For a long time, people couldn’t find an answer to this question. If freshwater rivers flow into the ocean, how does it remain salty? The first theory was proposed by Edmund Halley in the early 18th century. He suggested that evaporation was the key. According to Halley, since salt is present in small quantities in many places on Earth’s surface, rivers and lakes also contain it, albeit in minimal amounts.
Edmund Halley’s Theory
Edmund Halley was an English geophysicist, astronomer, meteorologist, physicist, mathematician, and demographer. He was also a Fellow of the Royal Society and a foreign member of the French Academy of Sciences.
Halley proposed that since oceans have no outlet, the evaporation of water from the ocean’s surface leaves the salt behind, gradually increasing its concentration. Over time, this process made the world’s oceans salty.
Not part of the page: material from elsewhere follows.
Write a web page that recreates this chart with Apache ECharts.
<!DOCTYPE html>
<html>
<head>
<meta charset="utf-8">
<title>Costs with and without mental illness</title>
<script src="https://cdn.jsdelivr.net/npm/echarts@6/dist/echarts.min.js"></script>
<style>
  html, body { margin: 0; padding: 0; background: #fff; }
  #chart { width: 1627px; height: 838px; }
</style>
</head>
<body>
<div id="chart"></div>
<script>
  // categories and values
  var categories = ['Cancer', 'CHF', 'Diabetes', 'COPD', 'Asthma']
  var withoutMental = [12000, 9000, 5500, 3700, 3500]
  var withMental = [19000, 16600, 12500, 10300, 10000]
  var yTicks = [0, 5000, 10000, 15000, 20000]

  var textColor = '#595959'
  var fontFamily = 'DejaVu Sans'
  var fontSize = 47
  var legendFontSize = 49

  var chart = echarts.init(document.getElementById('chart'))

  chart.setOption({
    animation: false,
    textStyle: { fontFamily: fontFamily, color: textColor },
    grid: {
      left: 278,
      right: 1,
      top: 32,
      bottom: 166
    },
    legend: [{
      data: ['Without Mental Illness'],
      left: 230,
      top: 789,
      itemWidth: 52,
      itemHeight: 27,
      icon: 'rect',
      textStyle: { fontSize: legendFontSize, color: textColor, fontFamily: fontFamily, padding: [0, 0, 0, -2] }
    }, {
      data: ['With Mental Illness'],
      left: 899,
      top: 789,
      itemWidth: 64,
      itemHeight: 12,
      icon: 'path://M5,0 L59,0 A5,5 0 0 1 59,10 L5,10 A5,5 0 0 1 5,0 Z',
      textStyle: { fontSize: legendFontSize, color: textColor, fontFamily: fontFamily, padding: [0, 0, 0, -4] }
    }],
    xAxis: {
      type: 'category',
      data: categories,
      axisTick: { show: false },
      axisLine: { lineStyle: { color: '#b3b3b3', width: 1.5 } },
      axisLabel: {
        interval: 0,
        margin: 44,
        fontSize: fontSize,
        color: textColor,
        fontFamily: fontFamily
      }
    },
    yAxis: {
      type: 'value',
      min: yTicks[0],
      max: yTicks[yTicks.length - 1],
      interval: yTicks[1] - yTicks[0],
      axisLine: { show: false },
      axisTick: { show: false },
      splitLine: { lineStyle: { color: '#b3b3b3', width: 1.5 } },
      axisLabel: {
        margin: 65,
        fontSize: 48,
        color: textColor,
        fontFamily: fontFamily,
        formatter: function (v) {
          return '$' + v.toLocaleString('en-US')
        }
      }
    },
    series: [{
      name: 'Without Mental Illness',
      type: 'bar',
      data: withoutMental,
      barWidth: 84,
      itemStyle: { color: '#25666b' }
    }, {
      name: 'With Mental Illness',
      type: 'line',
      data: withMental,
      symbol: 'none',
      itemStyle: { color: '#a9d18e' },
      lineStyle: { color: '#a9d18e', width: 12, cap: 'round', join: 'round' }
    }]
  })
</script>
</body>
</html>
This theory held for several centuries.
Re-evaluation of Halley’s Theory
However, scientists later questioned Halley’s theory. If Halley was correct, the salinity of oceans and seas should have increased slightly over three centuries. But this has not been observed. The salinity levels in different seas vary, but each sea’s salinity has remained within the statistical error margins during observations and has not increased.
After carefully studying the salt content in rivers, Halley’s theory was revised.
Freshwater bodies contain different salts—primarily carbonates. They have very few chlorides, meaning they carry carbonate impurities to the oceans. Marine organisms consume most of these carbonates, and the rest settle to the ocean floor. These impurities cannot create the saline suspension found in the sea.
Modern Hypothesis: Volcanic Activity
In the early stages of our planet’s formation, volcanic activity was high. Volcanic emissions, combined with precipitation, entered the oceans, making the water acidic and creating a highly aggressive environment.
Acidic water interacted with the minerals of the ocean floor and the adjacent land, gradually dissolving them. Basalts and other rocks in this environment were alkaline. The reaction between the acidic water and these rocks produced salts that dissolved in the oceans.
About 500 million years ago, the intense volcanic activity on Earth decreased to modern levels.
For some time, water continued to dissolve basalts until its acidity diminished. The salt that had already formed had nowhere to go and remained in the water. According to this theory, this is why the average salinity has remained stable. The reactions that produced sodium chloride have ceased.
Thus, the salinity of the oceans is a result of complex geological processes that took place over millions of years, rather than the ongoing contribution of freshwater rivers.